Just off Grand Avenue, an African woman carries a bundled baby on her back, a purple cloth pressing up into her hair. A half-pigeon, half-dove with pink and blue-green wings flies above. Just a few feet to the left, an activist steps forward, bangled, purple fist slicing the air triumphantly. The Quinnipiac River bridge beckons behind her.
Still and yet pulsing with life, these are the scenes that now greet passersby where the old Strong School building sits between Perkins Street and Clinton Avenue. There a new wraparound mural looks out onto the street, boasting bright, interlocking designs related to the surrounding area while the building itself sits vacant, awaiting news on a proposed renovation into an apartment complex.
After securing funding earlier this summer, a group of Fair Haven organizers, activists, friends and families came out Saturday and Sunday to work on the mural, designed by artist Emilio Herrera Corichi. Originally from Puebla, Mexico, Corichi said he sees the mural as a step in bringing the neighborhood closer together.
“This is a project for all who exist in this neighborhood,” he said in Spanish Saturday, watching as a group of 20 grabbed bright paint and brushes, and began filling in his designs. “It presents the unity of the neighborhood, and has all the cultures and tastes of the neighborhood.”
To include those cultures and tastes, Corichi worked closely with Fair Haveners Sarah Miller, Fatima Rojas, and Beth Pellegrino, who wanted to show off the diversity of the neighborhood — a quarter of the city that includes not only Latino families, but African immigrants, black activists and artists, Jews, Muslims, and Indians.
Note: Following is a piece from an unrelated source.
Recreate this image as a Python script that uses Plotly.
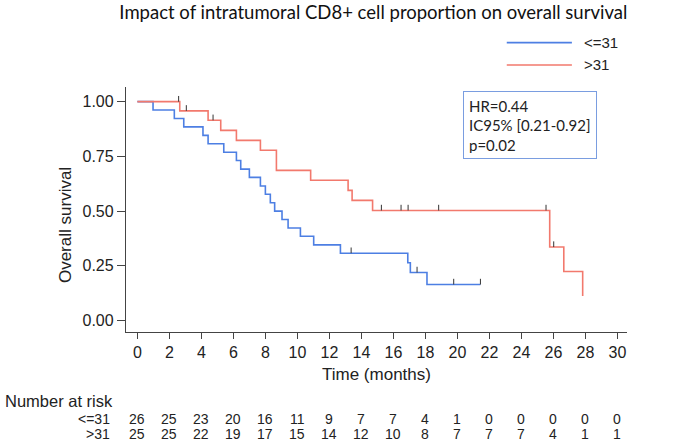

A part of the city alive with wildlife, religion, and succulent food, from Peruvian to pizza.
Channeling a rich history of Mexican muralism, Corichi committed the sentiments to paper with blocky, flowing shapes. As black-and-white designs made it from paper to the sides of the school last week, community members jumped into the painting stage, inviting friends and family members to get involved over the weekend.
”With so much discussion around what this building is going to be, this is kind of a positive political statement,” said Tony Pelligrino, who moved to a multifamily home on Perkins Street with his wife Beth seven years ago. As he spoke, he filled in a spill of yellow over a woman’s head. “That we care about what happens to this building. That the neighborhood is concerned. Not just concerned, but involved.”
”I always like to support community efforts, but this project has a deeper meaning for me because I come from a culture of murals,” said Rojas, watching as volunteers filled in a treble clef with red, brown, orange and turquoise paint on the side of the building. The Tower of Pisa leaned accordingly beside it. A shamrock floated below. “They have the ability to project diversity and unity.”
“Fair Haven needs a cultural center,” she added. “Can you imagine this, with art, theater, music and dance? I feel that in doing this mural, we can present what this neighborhood can be.”
She pointed out her favorite part of the mural — a figure Corichi intended specifically to be an African mother, carrying a child on her back. Miller said that the figure had started as a man, but discussions with the artist had led to making her a woman.
As Rojas air-traced the contours of the woman’s face with one finger, citizens-turned-muralists Pete DiGennaro and Isaac Montiel traded stories on why they’d gotten involved with the project. A resident of Newhallville, DiGennaro had seen an event titled “¡Vamos a Pintar!” on social media and been interested in the project’s local, justice-driven focus.
“This kind of art directly opposes oppressive power,” he said. “It’s direct experience … it builds community. As soon as you’re witnessing a piece of art, you’re a participant.”
Monteil, who is also Rojas’s cousin, said he wanted to get away from the clamor of New York City, where he is a student in computer information technology. But it also reminded him of a mural project he’d done with Mixteca, a Brooklyn nonprofit helping new immigrants.
Five panels down, Rojas’s 10-year-old daughter Ambar was carefully filling in a bright Catrina — a grinning, hat-toting skull — consulting every so often with volunteer Lior Trestman on whether a spot of yellow should adorn another part of the panel.
“It makes me feel creative and it makes me feel like people who don’t have the chance to participate — they have the time to express what the culture is,” Ambar said. “My parents are Mexican, and I know a lot about Mexican culture. I love bright colors. A hat like this is bright colors — and the colors show love.”
The $2,000 project received $918 from the city’s anti-blight Livable City Initiative in June, through its Neighborhood Public Improvement Program. Individual donors stepped in to provide the remainder.
That included $1,000 from Fair Haven Pharmacy owner Chandra Jakka, whose business has operated across the street for two years. Watching the mural’s progress on Saturday afternoon, he said that he was excited for the bright images to breathe new life into the vacant building.
“This is wonderful,” he said. “It is going to bring a lot of awareness to the building and what they are trying to do. Lee [Cruz] and Sarah [Miller] are contributing so much to the community … it’s going to unite all the people in the community.”
“Being in the community is not just about making money,” he added. “It’s also what you give back.”